#### Given information

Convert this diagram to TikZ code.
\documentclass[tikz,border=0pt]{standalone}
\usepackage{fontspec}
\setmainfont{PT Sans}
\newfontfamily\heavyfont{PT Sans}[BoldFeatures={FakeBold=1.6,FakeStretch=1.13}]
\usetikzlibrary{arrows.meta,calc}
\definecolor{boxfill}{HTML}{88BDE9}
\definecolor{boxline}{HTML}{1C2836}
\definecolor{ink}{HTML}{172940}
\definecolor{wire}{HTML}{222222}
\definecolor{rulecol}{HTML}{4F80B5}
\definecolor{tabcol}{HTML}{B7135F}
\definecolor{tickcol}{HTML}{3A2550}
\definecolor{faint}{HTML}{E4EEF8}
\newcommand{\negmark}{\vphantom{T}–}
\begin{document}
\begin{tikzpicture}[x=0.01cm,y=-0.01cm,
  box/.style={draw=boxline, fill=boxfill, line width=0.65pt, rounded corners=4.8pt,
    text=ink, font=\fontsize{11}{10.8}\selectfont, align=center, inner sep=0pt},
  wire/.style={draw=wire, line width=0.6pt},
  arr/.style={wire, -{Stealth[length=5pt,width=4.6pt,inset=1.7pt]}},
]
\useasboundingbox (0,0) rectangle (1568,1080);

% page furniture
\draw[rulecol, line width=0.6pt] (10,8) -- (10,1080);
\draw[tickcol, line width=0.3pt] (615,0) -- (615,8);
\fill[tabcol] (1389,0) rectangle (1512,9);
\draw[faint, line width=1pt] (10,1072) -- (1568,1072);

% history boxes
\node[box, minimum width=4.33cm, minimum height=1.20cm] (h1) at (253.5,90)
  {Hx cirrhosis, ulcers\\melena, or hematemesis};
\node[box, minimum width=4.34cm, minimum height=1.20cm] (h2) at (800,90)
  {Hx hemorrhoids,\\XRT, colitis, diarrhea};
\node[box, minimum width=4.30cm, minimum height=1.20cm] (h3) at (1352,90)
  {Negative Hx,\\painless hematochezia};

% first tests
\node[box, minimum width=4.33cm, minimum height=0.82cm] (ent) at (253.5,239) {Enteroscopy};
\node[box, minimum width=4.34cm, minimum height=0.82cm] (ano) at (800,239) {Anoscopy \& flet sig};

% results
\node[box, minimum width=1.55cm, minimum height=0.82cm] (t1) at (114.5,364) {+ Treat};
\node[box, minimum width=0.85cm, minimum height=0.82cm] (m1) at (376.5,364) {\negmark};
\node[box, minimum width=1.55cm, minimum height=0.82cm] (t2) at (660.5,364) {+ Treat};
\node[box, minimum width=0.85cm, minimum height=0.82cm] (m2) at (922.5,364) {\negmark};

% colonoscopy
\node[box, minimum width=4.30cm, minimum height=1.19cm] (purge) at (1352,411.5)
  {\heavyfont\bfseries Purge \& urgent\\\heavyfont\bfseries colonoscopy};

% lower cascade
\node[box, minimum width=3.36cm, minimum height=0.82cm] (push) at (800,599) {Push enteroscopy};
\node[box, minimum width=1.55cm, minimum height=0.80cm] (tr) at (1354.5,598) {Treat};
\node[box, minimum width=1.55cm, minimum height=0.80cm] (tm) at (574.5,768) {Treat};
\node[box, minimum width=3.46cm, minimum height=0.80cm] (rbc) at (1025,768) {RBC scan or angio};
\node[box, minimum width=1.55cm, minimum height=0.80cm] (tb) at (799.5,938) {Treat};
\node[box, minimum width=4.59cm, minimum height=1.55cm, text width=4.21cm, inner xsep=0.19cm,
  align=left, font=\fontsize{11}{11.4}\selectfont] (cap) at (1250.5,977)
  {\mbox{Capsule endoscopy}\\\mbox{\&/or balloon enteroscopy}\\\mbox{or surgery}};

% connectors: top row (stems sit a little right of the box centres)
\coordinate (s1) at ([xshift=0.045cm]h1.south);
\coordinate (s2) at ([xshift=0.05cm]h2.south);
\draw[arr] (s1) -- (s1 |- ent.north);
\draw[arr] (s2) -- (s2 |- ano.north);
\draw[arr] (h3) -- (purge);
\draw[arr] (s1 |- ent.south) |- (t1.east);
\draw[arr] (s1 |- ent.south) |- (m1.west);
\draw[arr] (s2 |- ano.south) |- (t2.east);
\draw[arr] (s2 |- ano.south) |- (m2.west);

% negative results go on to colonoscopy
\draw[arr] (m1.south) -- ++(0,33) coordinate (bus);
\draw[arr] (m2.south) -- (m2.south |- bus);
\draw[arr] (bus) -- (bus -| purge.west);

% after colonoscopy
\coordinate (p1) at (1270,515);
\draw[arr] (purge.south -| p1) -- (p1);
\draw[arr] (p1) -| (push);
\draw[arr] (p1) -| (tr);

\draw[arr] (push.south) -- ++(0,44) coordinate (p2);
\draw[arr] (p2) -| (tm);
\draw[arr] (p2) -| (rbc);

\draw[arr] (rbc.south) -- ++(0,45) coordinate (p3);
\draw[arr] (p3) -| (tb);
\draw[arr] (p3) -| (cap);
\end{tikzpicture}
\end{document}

########

● **Short exercise**:
Reproduce the listing in full. Keep it exactly as written.

● **Expected answer**:
Convert this diagram to TikZ code.
\documentclass[tikz,border=0pt]{standalone}
\usepackage{fontspec}
\setmainfont{PT Sans}
\newfontfamily\heavyfont{PT Sans}[BoldFeatures={FakeBold=1.6,FakeStretch=1.13}]
\usetikzlibrary{arrows.meta,calc}
\definecolor{boxfill}{HTML}{88BDE9}
\definecolor{boxline}{HTML}{1C2836}
\definecolor{ink}{HTML}{172940}
\definecolor{wire}{HTML}{222222}
\definecolor{rulecol}{HTML}{4F80B5}
\definecolor{tabcol}{HTML}{B7135F}
\definecolor{tickcol}{HTML}{3A2550}
\definecolor{faint}{HTML}{E4EEF8}
\newcommand{\negmark}{\vphantom{T}–}
\begin{document}
\begin{tikzpicture}[x=0.01cm,y=-0.01cm,
  box/.style={draw=boxline, fill=boxfill, line width=0.65pt, rounded corners=4.8pt,
    text=ink, font=\fontsize{11}{10.8}\selectfont, align=center, inner sep=0pt},
  wire/.style={draw=wire, line width=0.6pt},
  arr/.style={wire, -{Stealth[length=5pt,width=4.6pt,inset=1.7pt]}},
]
\useasboundingbox (0,0) rectangle (1568,1080);

% page furniture
\draw[rulecol, line width=0.6pt] (10,8) -- (10,1080);
\draw[tickcol, line width=0.3pt] (615,0) -- (615,8);
\fill[tabcol] (1389,0) rectangle (1512,9);
\draw[faint, line width=1pt] (10,1072) -- (1568,1072);

% history boxes
\node[box, minimum width=4.33cm, minimum height=1.20cm] (h1) at (253.5,90)
  {Hx cirrhosis, ulcers\\melena, or hematemesis};
\node[box, minimum width=4.34cm, minimum height=1.20cm] (h2) at (800,90)
  {Hx hemorrhoids,\\XRT, colitis, diarrhea};
\node[box, minimum width=4.30cm, minimum height=1.20cm] (h3) at (1352,90)
  {Negative Hx,\\painless hematochezia};

% first tests
\node[box, minimum width=4.33cm, minimum height=0.82cm] (ent) at (253.5,239) {Enteroscopy};
\node[box, minimum width=4.34cm, minimum height=0.82cm] (ano) at (800,239) {Anoscopy \& flet sig};

% results
\node[box, minimum width=1.55cm, minimum height=0.82cm] (t1) at (114.5,364) {+ Treat};
\node[box, minimum width=0.85cm, minimum height=0.82cm] (m1) at (376.5,364) {\negmark};
\node[box, minimum width=1.55cm, minimum height=0.82cm] (t2) at (660.5,364) {+ Treat};
\node[box, minimum width=0.85cm, minimum height=0.82cm] (m2) at (922.5,364) {\negmark};

% colonoscopy
\node[box, minimum width=4.30cm, minimum height=1.19cm] (purge) at (1352,411.5)
  {\heavyfont\bfseries Purge \& urgent\\\heavyfont\bfseries colonoscopy};

% lower cascade
\node[box, minimum width=3.36cm, minimum height=0.82cm] (push) at (800,599) {Push enteroscopy};
\node[box, minimum width=1.55cm, minimum height=0.80cm] (tr) at (1354.5,598) {Treat};
\node[box, minimum width=1.55cm, minimum height=0.80cm] (tm) at (574.5,768) {Treat};
\node[box, minimum width=3.46cm, minimum height=0.80cm] (rbc) at (1025,768) {RBC scan or angio};
\node[box, minimum width=1.55cm, minimum height=0.80cm] (tb) at (799.5,938) {Treat};
\node[box, minimum width=4.59cm, minimum height=1.55cm, text width=4.21cm, inner xsep=0.19cm,
  align=left, font=\fontsize{11}{11.4}\selectfont] (cap) at (1250.5,977)
  {\mbox{Capsule endoscopy}\\\mbox{\&/or balloon enteroscopy}\\\mbox{or surgery}};

% connectors: top row (stems sit a little right of the box centres)
\coordinate (s1) at ([xshift=0.045cm]h1.south);
\coordinate (s2) at ([xshift=0.05cm]h2.south);
\draw[arr] (s1) -- (s1 |- ent.north);
\draw[arr] (s2) -- (s2 |- ano.north);
\draw[arr] (h3) -- (purge);
\draw[arr] (s1 |- ent.south) |- (t1.east);
\draw[arr] (s1 |- ent.south) |- (m1.west);
\draw[arr] (s2 |- ano.south) |- (t2.east);
\draw[arr] (s2 |- ano.south) |- (m2.west);

% negative results go on to colonoscopy
\draw[arr] (m1.south) -- ++(0,33) coordinate (bus);
\draw[arr] (m2.south) -- (m2.south |- bus);
\draw[arr] (bus) -- (bus -| purge.west);

% after colonoscopy
\coordinate (p1) at (1270,515);
\draw[arr] (purge.south -| p1) -- (p1);
\draw[arr] (p1) -| (push);
\draw[arr] (p1) -| (tr);

\draw[arr] (push.south) -- ++(0,44) coordinate (p2);
\draw[arr] (p2) -| (tm);
\draw[arr] (p2) -| (rbc);

\draw[arr] (rbc.south) -- ++(0,45) coordinate (p3);
\draw[arr] (p3) -| (tb);
\draw[arr] (p3) -| (cap);
\end{tikzpicture}
\end{document}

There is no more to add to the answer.